DC's alternate universes — Elseworlds, the Dark Multiverse, one-shot specials — are where the bat-symbol gets truly strange. Batman: Holy Terror reimagines Bruce Wayne as a priest, and the emblem reflects it. Batman: Digital Justice #4, the first fully digital comic book ever made, carries its own distinct symbol. The 2017 Dark Nights: Metal event spawned an entire gallery of corrupted Batman variants — the Dawnbreaker, the Drowned, the Merciless, the Devastator — each with an emblem designed to feel wrong, like a bat-symbol from a universe where Batman lost.

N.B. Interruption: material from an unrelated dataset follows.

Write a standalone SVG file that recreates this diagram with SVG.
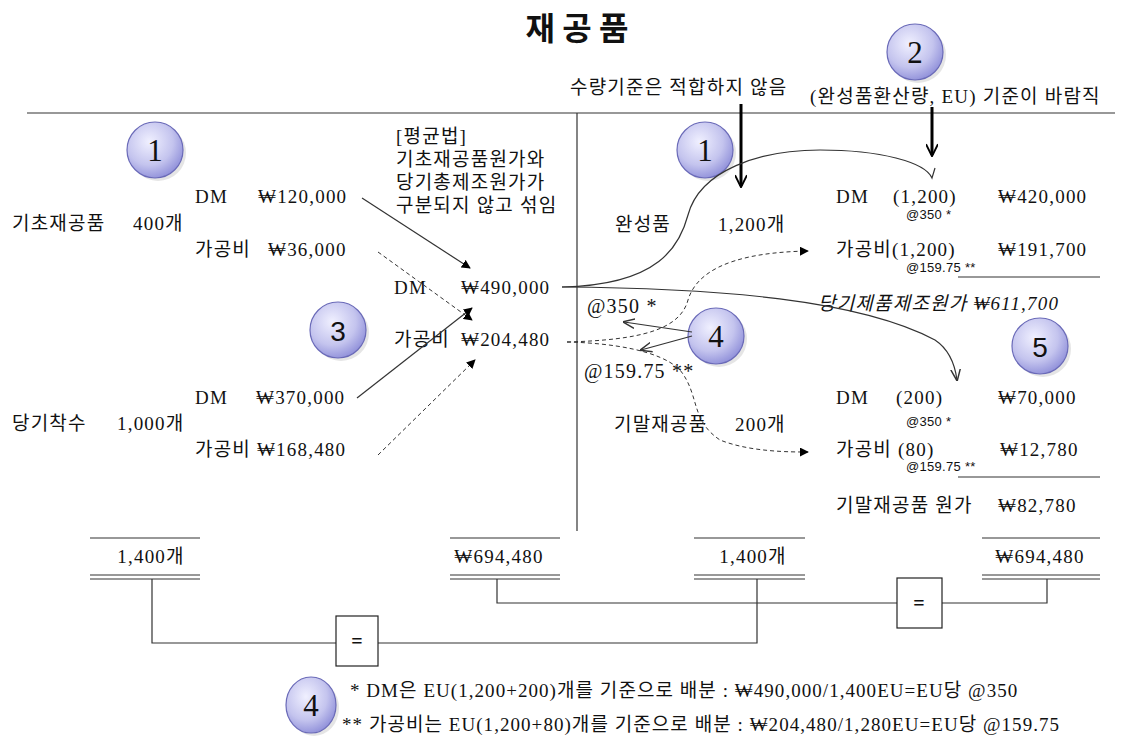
<svg xmlns="http://www.w3.org/2000/svg" width="1123" height="739" viewBox="0 0 1123 739">
<defs>
<radialGradient id="cg" cx="0.4" cy="0.35" r="0.7">
<stop offset="0" stop-color="#f0f0ff"/>
<stop offset="0.6" stop-color="#c4c4ee"/>
<stop offset="1" stop-color="#8c8cd8"/>
</radialGradient>
<marker id="ah" viewBox="0 0 10 10" refX="9" refY="5" markerWidth="9" markerHeight="9" orient="auto" markerUnits="userSpaceOnUse"><path d="M0,0 L10,5 L0,10 z" fill="#000"/></marker>
<marker id="ahb" viewBox="0 0 10 10" refX="9" refY="5" markerWidth="14" markerHeight="12" orient="auto" markerUnits="userSpaceOnUse"><path d="M0,0 L10,5 L0,10" fill="none" stroke="#000" stroke-width="1.6"/></marker>
<marker id="ao" viewBox="0 0 10 10" refX="9" refY="5" markerWidth="12" markerHeight="12" orient="auto" markerUnits="userSpaceOnUse"><path d="M0,1 L10,5 L0,9" fill="none" stroke="#333" stroke-width="1.2"/></marker>
</defs>
<style>
text{font-family:"Liberation Serif","Noto Sans CJK KR",serif;font-size:19px;letter-spacing:1.2px;fill:#111}
.sm{font-size:13px;letter-spacing:0.3px;font-family:"Liberation Sans","Noto Sans CJK KR",sans-serif}
.num{font-size:31px;letter-spacing:0;text-anchor:middle}
.ns{font-family:"Liberation Sans",sans-serif}
.nt{letter-spacing:1.05px}
.c{fill:url(#cg);stroke:#6a6ab8;stroke-width:1.2}
.ln{stroke:#333;stroke-width:1.2;fill:none}
.dl{stroke:#333;stroke-width:1;fill:none;stroke-dasharray:4,3}
.bx{fill:#fff;stroke:#222;stroke-width:1.2}
</style>
<rect width="1123" height="739" fill="#fff"/>
<text x="577" y="40" text-anchor="middle" style="font-family:'Noto Sans CJK KR',sans-serif;font-size:32px;font-weight:bold;letter-spacing:0">재 공 품</text>
<g id="frame">
<line x1="27" y1="113" x2="1115" y2="113" class="ln"/>
<line x1="577" y1="113" x2="577" y2="531" class="ln"/>
</g>
<g id="badges">
<circle cx="158" cy="153" r="28" fill="#ccc" opacity="0.5"/><circle cx="155" cy="150" r="28" class="c"/><text x="155" y="161" class="num">1</text>
<circle cx="708" cy="153" r="28" fill="#ccc" opacity="0.5"/><circle cx="705" cy="150" r="28" class="c"/><text x="705" y="161" class="num">1</text>
<circle cx="918" cy="55" r="28" fill="#ccc" opacity="0.5"/><circle cx="915" cy="52" r="28" class="c"/><text x="915" y="63" class="num">2</text>
<circle cx="341" cy="333" r="28" fill="#ccc" opacity="0.5"/><circle cx="338" cy="330" r="28" class="c"/><text x="338" y="341" class="num ns" style="font-size:28px">3</text>
<circle cx="719" cy="339" r="28" fill="#ccc" opacity="0.5"/><circle cx="716" cy="336" r="28" class="c"/><text x="716" y="347" class="num">4</text>
<circle cx="1043" cy="349" r="28" fill="#ccc" opacity="0.5"/><circle cx="1040" cy="346" r="28" class="c"/><text x="1040" y="357" class="num ns" style="font-size:28px">5</text>
<ellipse cx="314" cy="708" rx="25" ry="28" fill="#ccc" opacity="0.5"/><ellipse cx="311" cy="705" rx="25" ry="28" class="c"/><text x="311" y="716" class="num">4</text>
</g>
<g id="left">
<text x="195" y="203">DM</text><text x="258" y="203">₩120,000</text>
<text x="12" y="230">기초재공품</text><text x="133" y="230">400개</text>
<text x="195" y="256">가공비</text><text x="268" y="256">₩36,000</text>
<text x="195" y="404">DM</text><text x="256" y="404">₩370,000</text>
<text x="12" y="430">당기착수</text><text x="117" y="430">1,000개</text>
<text x="195" y="456">가공비 ₩168,480</text>
</g>
<g id="middle">
<text x="396" y="143">[평균법]</text>
<text x="396" y="166">기초재공품원가와</text>
<text x="396" y="189">당기총제조원가가</text>
<text x="396" y="212">구분되지 않고 섞임</text>
<text x="394" y="294">DM</text><text x="461" y="294">₩490,000</text>
<text x="394" y="346">가공비</text><text x="461" y="346">₩204,480</text>
</g>
<g id="right">
<text x="570" y="94">수량기준은 적합하지 않음</text>
<text x="810" y="103">(완성품환산량, EU) 기준이 바람직</text>
<text x="615" y="231">완성품</text><text x="718" y="231">1,200개</text>
<text x="836" y="203">DM</text><text x="893" y="203">(1,200)</text><text x="998" y="203">₩420,000</text>
<text x="906" y="219" class="sm">@350 *</text>
<text x="836" y="256">가공비(1,200)</text><text x="998" y="256">₩191,700</text>
<text x="906" y="272" class="sm">@159.75 **</text>
<line x1="958" y1="277" x2="1100" y2="277" class="ln"/>
<text x="818" y="310" font-style="italic">당기제품제조원가  ₩611,700</text>
<text x="587" y="313" style="font-size:20px">@350 *</text>
<text x="584" y="378" style="font-size:20px">@159.75 **</text>
<text x="614" y="431">기말재공품</text><text x="735" y="431">200개</text>
<text x="836" y="404">DM</text><text x="896" y="404">(200)</text><text x="998" y="404">₩70,000</text>
<text x="906" y="426" class="sm">@350 *</text>
<text x="836" y="456">가공비 (80)</text><text x="1000" y="456">₩12,780</text>
<text x="906" y="471" class="sm">@159.75 **</text>
<line x1="958" y1="477" x2="1100" y2="477" class="ln"/>
<text x="836" y="512">기말재공품 원가</text><text x="998" y="512">₩82,780</text>
</g>
<g id="totals">
<line x1="90" y1="538" x2="200" y2="538" class="ln"/>
<line x1="450" y1="538" x2="560" y2="538" class="ln"/>
<line x1="694" y1="538" x2="805" y2="538" class="ln"/>
<line x1="982" y1="538" x2="1100" y2="538" class="ln"/>
<text x="151" y="563" text-anchor="middle">1,400개</text>
<text x="499" y="563" text-anchor="middle">₩694,480</text>
<text x="753" y="563" text-anchor="middle">1,400개</text>
<text x="1040" y="563" text-anchor="middle">₩694,480</text>
<g class="ln">
<line x1="90" y1="575" x2="200" y2="575"/><line x1="90" y1="579" x2="200" y2="579"/>
<line x1="450" y1="575" x2="560" y2="575"/><line x1="450" y1="579" x2="560" y2="579"/>
<line x1="694" y1="575" x2="805" y2="575"/><line x1="694" y1="579" x2="805" y2="579"/>
<line x1="982" y1="575" x2="1100" y2="575"/><line x1="982" y1="579" x2="1100" y2="579"/>
</g>
</g>
<g id="connectors">
<path d="M152,579 V643 H757 V579" class="ln"/>
<path d="M497,579 V603 H1047 V579" class="ln"/>
<line x1="362" y1="198" x2="470" y2="268" class="ln" marker-end="url(#ah)"/>
<line x1="378" y1="252" x2="472" y2="320" class="dl" marker-end="url(#ah)"/>
<line x1="357" y1="398" x2="472" y2="308" class="ln" marker-end="url(#ah)"/>
<line x1="378" y1="455" x2="475" y2="360" class="dl" marker-end="url(#ah)"/>
<line x1="741" y1="104" x2="741" y2="186" stroke="#000" stroke-width="3" marker-end="url(#ahb)"/>
<line x1="932" y1="107" x2="932" y2="155" stroke="#000" stroke-width="3" marker-end="url(#ahb)"/>
<path d="M562,287 C660,285 680,245 688,215 C700,170 760,150 820,150 C880,150 925,162 932,178 L935,168" class="ln"/>
<path d="M562,287 C720,288 860,300 935,340 C950,350 955,365 957,380" class="ln" marker-end="url(#ao)"/>
<path d="M567,342 C640,340 680,330 688,300 C700,260 760,252 808,251" class="dl" marker-end="url(#ah)"/>
<path d="M567,342 C610,343 660,350 680,370 C700,395 690,420 720,440 C750,452 790,452 808,452" class="dl" marker-end="url(#ah)"/>
<line x1="692" y1="332" x2="624" y2="322" class="ln" marker-end="url(#ao)"/>
<line x1="692" y1="336" x2="641" y2="350" class="ln" marker-end="url(#ao)"/>
</g>
<g id="eq1"><rect x="336" y="616" width="42" height="50" class="bx"/><text x="357" y="648" text-anchor="middle" style="font-size:20px;font-weight:bold;letter-spacing:0">=</text></g>
<g id="eq2"><rect x="897" y="578" width="45" height="50" class="bx"/><text x="919" y="610" text-anchor="middle" style="font-size:20px;font-weight:bold;letter-spacing:0">=</text></g>
<g id="notes">
<text x="350" y="697" class="nt">* DM은 EU(1,200+200)개를 기준으로 배분 : ₩490,000/1,400EU=EU당 @350</text>
<text x="342" y="731" class="nt">** 가공비는 EU(1,200+80)개를 기준으로 배분 : ₩204,480/1,280EU=EU당 @159.75</text>
</g>
</svg>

These outliers are what push the count past anything a casual fan would expect. They're also what make a chronological catalogue genuinely surprising: you think you know how many Batmen there are, and then you encounter Batzarro, or the Batman of Zur-En-Arrh, or the Justice Lord Batman from a single Justice League episode — and the number keeps growing.

The Bat-Man of Shanghai logo

Building the poster

Compiling 96 verified bat-symbols took several weeks of research. Every Batman film, animated series, and major comic run had to be checked — not just referenced, but visually confirmed. That meant watching scenes, pausing on chest plates, screenshotting frames, and retracing each symbol in Illustrator to ensure accuracy.

Some were straightforward. Others were not. The Bat Man of Shanghai, a short animation with a stylized art deco look, proved especially difficult to retrace faithfully. The Dark Nights: Metal variants each required sourcing from specific comic panels. And the scoping decisions were constant: if two symbols looked nearly identical, only one earned a spot. If a famous series reused a logo already represented on the poster — as Batman: The Animated Series does with the 1969 classic — the series couldn't appear separately, even though it deserved to.

The result is an 8-by-12 grid on A2 paper: 96 symbols arranged chronologically from Detective Comics #27 in 1939 to Batman Ninja vs Yakuza League in 2025. Each entry is labeled with the year, the title of the media it appeared in, and the format: comic book series, theatrical movie, animated series, video game. It's an index designed to be read both as a timeline and as a collection, where you can trace the mainline evolution or let your eye wander into the strange corners.

Batman logo evolution poster hanging in a living room

What 96 symbols tell you

Laid out together, the bat-symbols reveal something the individual versions can't. The early decades are sparse — a handful of variations over twenty-five years. Then the yellow ellipse era holds remarkably steady for over thirty. But from the mid-2000s onward, the count accelerates sharply. The 2017 Dark Nights: Metal event alone contributes half a dozen emblems. The 2020s already have more distinct bat-symbols than the entire 1940s through 1960s combined.

That acceleration tracks directly with Batman's cultural footprint. One character in one comic became one character across every medium — and every medium wanted its own version. What started as a simple black shape on a gray suit became a design problem that hundreds of artists, costume designers, and animators have each solved differently. Ninety-six times and counting.

The poster is built for the person who wants all of those solutions in one place — verified, organized, and printed at a scale where you can actually study them. It works on a wall the way a good reference book works on a shelf: you'll check it once to settle an argument, and then you'll keep noticing details you missed.